- **EXERCISE GOAL**
Tally the lines that contain "diagram" and report the total alone.

_ _ _ _

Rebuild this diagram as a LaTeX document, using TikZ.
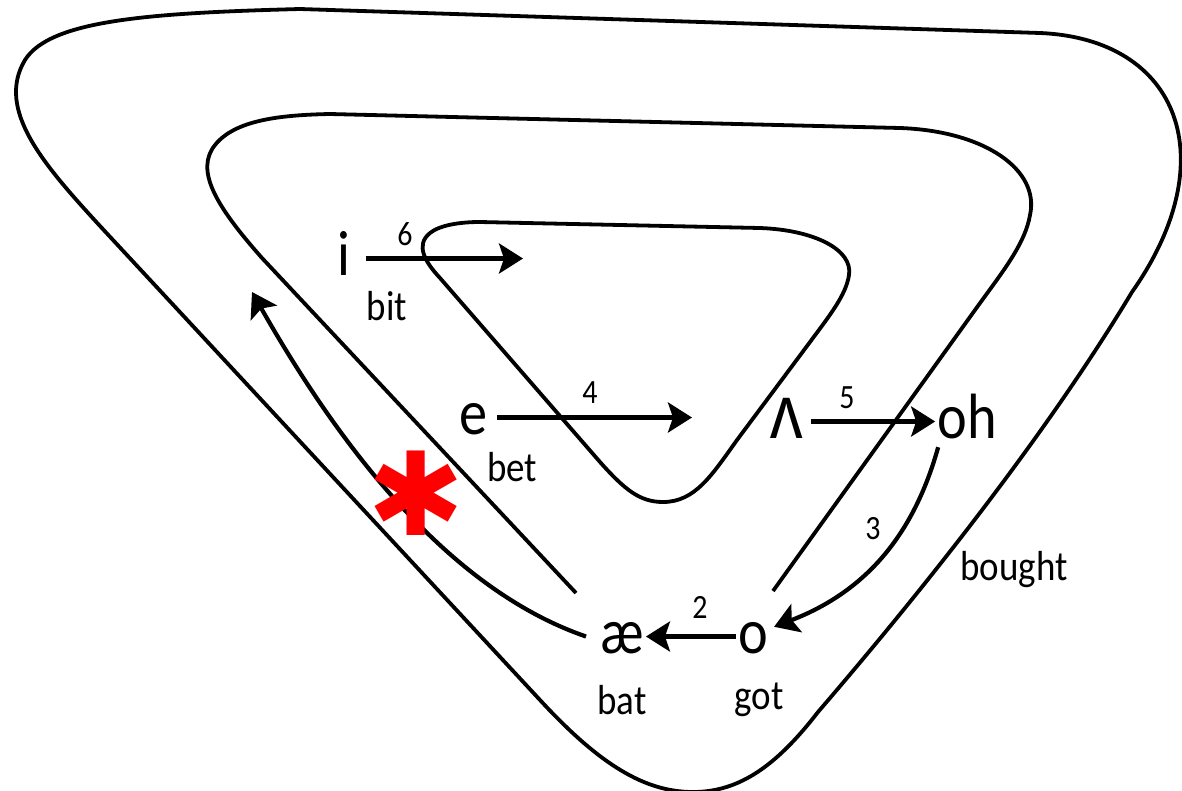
\documentclass[tikz,border=0pt]{standalone}
\usepackage{fontspec}
\setmainfont{Carlito}[FakeStretch=0.88]
\newfontfamily\ipafont{Noto Sans}
\newfontfamily\starfont{DejaVu Sans}
\usetikzlibrary{arrows.meta}
\begin{document}
\begin{tikzpicture}[x=1pt,y=-1pt,
  curve/.style={line width=3.8pt,line join=round},
  arr/.style={line width=4.2pt,-{Stealth[length=24pt,width=30pt,inset=5pt]}},
  big/.style={anchor=base,inner sep=2pt,text height=33pt,text depth=0pt,font=\fontsize{64}{70}\selectfont},
  word/.style={anchor=base,inner sep=0pt,font=\fontsize{42}{46}\selectfont},
  num/.style={anchor=base,inner sep=0pt,font=\fontsize{34}{36}\selectfont}]
\useasboundingbox (0,0) rectangle (1182,790);
% outer closed loop
\draw[curve] (300,9) -- (1040,33) .. controls (1180,39) and (1225,160) .. (1132,292)
  .. controls (1040,445) and (910,605) .. (818,712)
  .. controls (777,765) and (740,792) .. (693,792)
  .. controls (645,792) and (600,765) .. (540,700)
  -- (100,226) .. controls (45,166) and (-5,110) .. (25,60)
  .. controls (50,20) and (150,13) .. cycle;
% middle open curve
\draw[curve] (576,593) -- (262,258) .. controls (215,205) and (195,170) .. (215,145)
  .. controls (235,120) and (280,115) .. (330,114) -- (900,128)
  .. controls (985,131) and (1040,170) .. (1030,215)
  .. controls (1025,245) and (1000,275) .. (975,310) -- (773,591);
% inner closed loop
\draw[curve] (480,222) -- (760,228) .. controls (815,230) and (853,250) .. (849,275)
  .. controls (846,295) and (830,315) .. (810,342) -- (737,440)
  .. controls (712,475) and (695,502) .. (663,502)
  .. controls (640,502) and (625,490) .. (600,462) -- (440,278)
  .. controls (425,262) and (415,245) .. (430,233)
  .. controls (440,225) and (460,222) .. cycle;
% vowel nodes
\node[big] (i) at (344,275) {i};
\node[word] (bit) at (387,320) {bit};
\node[big] (e) at (474,434) {e};
\node[word] (bet) at (512,481) {bet};
\node[big,font=\ipafont\fontsize{75}{80}\selectfont] (uh) at (787,438) {\scalebox{0.85}[1]{ʌ}};
\node[big] (oh) at (967,438) {oh};
\node[big] (ae) at (622,653) {æ};
\node[big] (o) at (753,653) {o};
\node[word] (bat) at (622,714) {bat};
\node[word] (got) at (759,709) {got};
\node[word] (bought) at (1014,580) {bought};
% step numbers
\node[num] (n6) at (405,245) {6};
\node[num] (n4) at (590,403) {4};
\node[num] (n5) at (847,408) {5};
\node[num] (n3) at (873,539) {3};
\node[num] (n2) at (700,618) {2};
% free arrow ends
\coordinate (t6) at (523,257);
\coordinate (t4) at (692,416);
\coordinate (tS) at (252,292);
% arrows
\draw[arr,shorten <=13pt] (i.east) -- (i.east -| t6);
\draw[arr,shorten <=7pt] (e.east) -- (e.east -| t4);
\draw[arr,shorten <=6pt] (uh.east) -- (oh.west);
\draw[arr] ([shift={(3,7)}]oh.south west) .. controls (915,530) and (870,590) .. ([shift={(4,9)}]o.north east);
\draw[arr] (o.west) -- (ae.east);
\draw[arr] ([shift={(-12,0)}]ae.west) .. controls (480,600) and (370,500) .. (tS);
% red asterisk
\node[text=red,anchor=center,inner sep=0pt,font=\starfont\fontsize{116}{116}\selectfont] (star) at (416,493) {✱};
\end{tikzpicture}
\end{document}
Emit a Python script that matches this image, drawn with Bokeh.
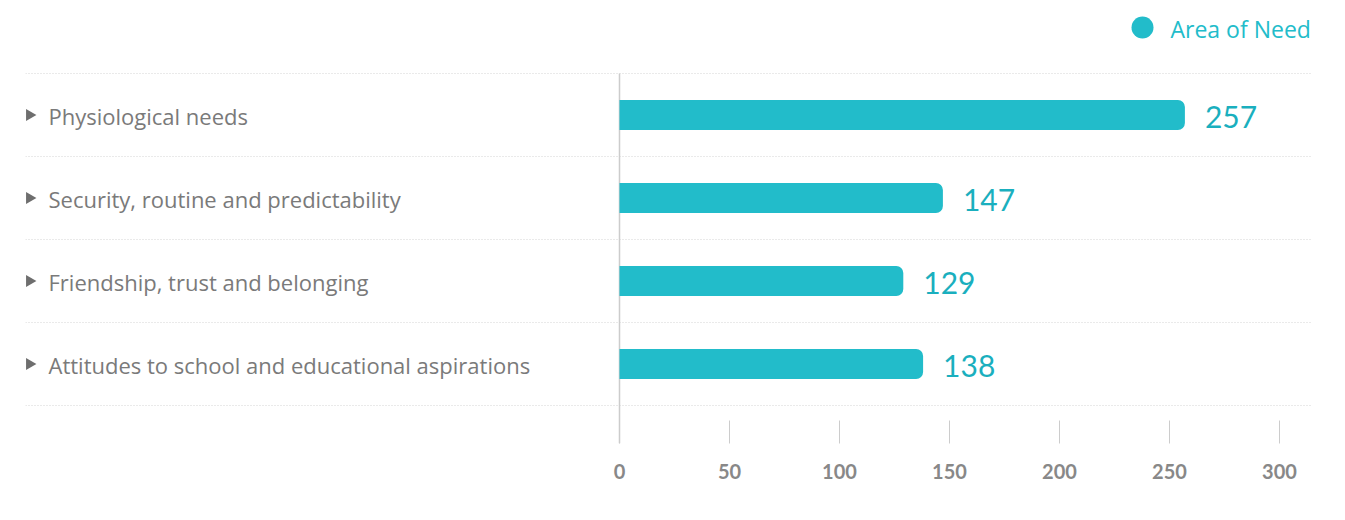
import math
from bokeh.plotting import figure
from bokeh.models import Range1d, FixedTicker, ColumnDataSource
from bokeh.core.properties import value
from bokeh.embed import file_html
from bokeh.resources import INLINE

categories = [
    "Physiological needs",
    "Security, routine and predictability",
    "Friendship, trust and belonging",
    "Attitudes to school and educational aspirations",
]
values = [257, 147, 129, 138]
series_name = "Area of Need"
x_ticks = [0, 50, 100, 150, 200, 250, 300]

BAR = "#22BCCA"
VAL = "#1AAFBE"
GRAY = "#7a7a7a"

n = len(categories)
ypos = [n - 0.5 - i for i in range(n)]

# pixel layout helpers (frame spans x 25..1311, value 0 at 619, 2.2 px/unit)
px_per = 2.2
x0_px = 619
left_px, right_px = 25, 1311
xs = (left_px - x0_px) / px_per
xe = (right_px - x0_px) / px_per
row_px = 83
top_rows_px = 73
bottom_px = 443
ytop = n + top_rows_px / row_px
ybot = n - (bottom_px - top_rows_px) / row_px


def px_x(px):
    return (px - x0_px) / px_per


def px_y(py):
    return n + (top_rows_px - py) / row_px


W, H = 1329, 504
p = figure(width=W, height=H, output_backend="svg", toolbar_location=None,
           x_range=Range1d(xs, xe), y_range=Range1d(ybot, ytop),
           y_axis_location=None, min_border_left=left_px,
           min_border_right=W - right_px, min_border_top=0,
           min_border_bottom=H - bottom_px)
p.outline_line_color = None
p.background_fill_color = "white"
p.border_fill_color = "white"

# grid
p.xgrid.grid_line_color = None
p.ygrid.ticker = FixedTicker(ticks=list(range(n + 1)))
p.ygrid.grid_line_color = "#d4d4d4"
p.ygrid.grid_line_dash = "1 2"
p.ygrid.grid_line_width = 1

# x axis
ax = p.xaxis[0]
ax.ticker = FixedTicker(ticks=x_ticks)
ax.axis_line_color = None
ax.major_tick_in = 23
ax.major_tick_out = 0
ax.minor_tick_line_color = None
ax.major_tick_line_color = "#cccccc"
ax.major_tick_line_width = 1
ax.major_label_text_font = "Lato"
ax.major_label_text_font_style = "bold"
ax.major_label_text_font_size = "20px"
ax.major_label_text_color = "#888888"
ax.major_label_standoff = 20

# zero line
p.segment(x0=[0], y0=[n], x1=[0], y1=[ybot], line_color="#cccccc", line_width=1.5)

src = ColumnDataSource(dict(y=ypos, v=values, cat=categories,
                            lbl=[str(v) for v in values]))

p.hbar(y="y", right="v", left=0, height=30 / row_px, source=src,
       fill_color=BAR, line_color=None, border_radius=(0, 7, 7, 0))

p.text(x="v", y="y", text="lbl", source=src, x_offset=20, y_offset=2,
       text_font=value("Lato"), text_font_size="30px", text_color=VAL,
       text_baseline="middle", text_align="left")

p.text(x=px_x(48), y="y", text="cat", source=src, text_font=value("Open Sans"),
       text_font_size="22px", text_color=GRAY, text_baseline="middle",
       text_align="left", y_offset=1)
p.scatter(x=px_x(29), y="y", source=src, marker="triangle", size=12,
          angle=-math.pi / 2, fill_color="#6e6e6e", line_color=None)

# legend
p.scatter(x=[px_x(1142)], y=[px_y(27)], marker="circle", size=22,
          fill_color=BAR, line_color=None)
p.text(x=[px_x(1170)], y=[px_y(27)], text=[series_name],
       text_font=value("Open Sans"), text_font_size="23px", text_color=BAR,
       text_baseline="middle", text_align="left", y_offset=1)

open("out.html", "w").write(file_html(p, INLINE))
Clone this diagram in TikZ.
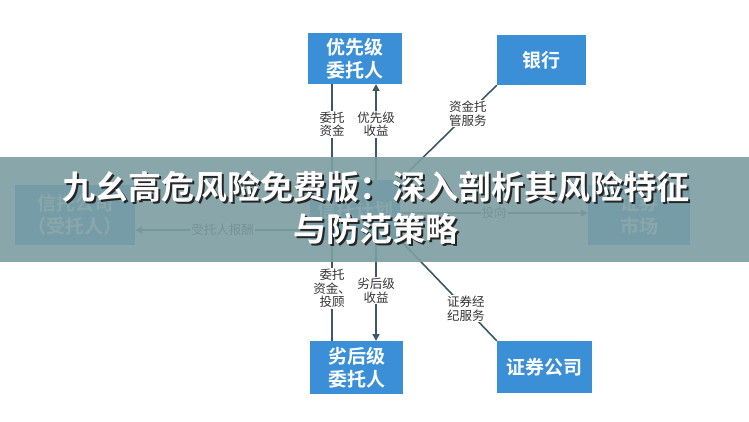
\documentclass[tikz,border=0pt]{standalone}
\usepackage{fontspec}
\setmainfont{Noto Sans CJK SC}[BoldFont=Noto Sans CJK SC Bold]
\usetikzlibrary{arrows.meta}
\definecolor{boxb}{HTML}{3A8FD6}
\definecolor{lin}{HTML}{3F5868}
\definecolor{band}{HTML}{7D9EA2}
\tikzset{
 box/.style={fill=boxb,text=white,font=\bfseries\fontsize{19}{23}\selectfont,align=center,inner sep=0pt},
 lab/.style={fill=white,text=black!80,font=\fontsize{12.5}{13.5}\selectfont,align=center,inner sep=1pt},
 ln/.style={draw=lin,line width=1.6pt},
 ar/.style={ln,-{Triangle[length=7pt,width=7pt]}},
 ttl/.style={font=\bfseries\fontsize{33}{42}\selectfont,align=center}
}
\begin{document}
\begin{tikzpicture}[x=1pt,y=-1pt]
\useasboundingbox (0,0) rectangle (749,422);
\fill[white] (0,0) rectangle (749,422);
\node[box,minimum width=94pt,minimum height=51pt] (pri) at (355,58.5) {优先级\\委托人};
\node[box,minimum width=89pt,minimum height=50pt] (bank) at (541.5,60) {银行};
\node[box,minimum width=93pt,minimum height=53pt] (sub) at (356.5,367.5) {劣后级\\委托人};
\node[box,minimum width=95pt,minimum height=52pt] (sec) at (544.5,367) {证券公司};
\node[box,minimum width=90pt,minimum height=60pt] (ctr) at (355,210) {信托计划};
\node[box,minimum width=120pt,minimum height=60pt] (tc) at (75,215) {信托公司\\（受托人）};
\node[box,minimum width=102pt,minimum height=60pt] (mk) at (639,215) {证券\\市场};
\coordinate (a1) at (332,180); \coordinate (a1t) at (332,84);
\coordinate (a2) at (376,180); \coordinate (a2t) at (376,84);
\coordinate (b1) at (332,240); \coordinate (b1t) at (332,341);
\coordinate (b2) at (376,240); \coordinate (b2t) at (376,341);
\draw[ln] (a1t) -- node[lab,pos=0.42]{委托\\资金} (a1);
\draw[ar] (a2) -- node[lab,pos=0.58]{优先级\\收益} (a2t);
\draw[ln] (bank.south west) -- node[lab,pos=0.3]{资金托\\管服务} (ctr.north east);
\draw[ln] (b1) -- node[lab,pos=0.48]{委托\\资金、\\投顾} (b1t);
\draw[ar] (b2) -- node[lab,pos=0.5]{劣后级\\收益} (b2t);
\draw[ln] (ctr.south east) -- node[lab,pos=0.68]{证券经\\纪服务} (sec.north west);
\draw[ar] (ctr.west|-0,230) -- node[lab]{受托人报酬} (tc.east|-0,230);
\draw[ar] (ctr.east|-0,213) -- node[lab]{投向} (mk.west|-0,213);
\fill[band,opacity=0.9] (0,157) rectangle (749,262);
\node[ttl,text=black!85] at (377.5,209.5) {九幺高危风险免费版：深入剖析其风险特征\\与防范策略};
\node[ttl,text=white] (title) at (376,208) {九幺高危风险免费版：深入剖析其风险特征\\与防范策略};
\end{tikzpicture}
\end{document}
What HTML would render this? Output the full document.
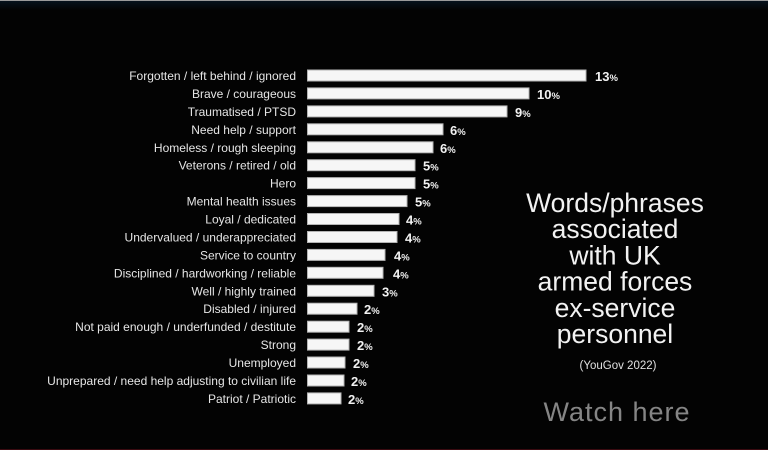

_ _ _ _

- **RESULT OF THIS EXERCISE**
2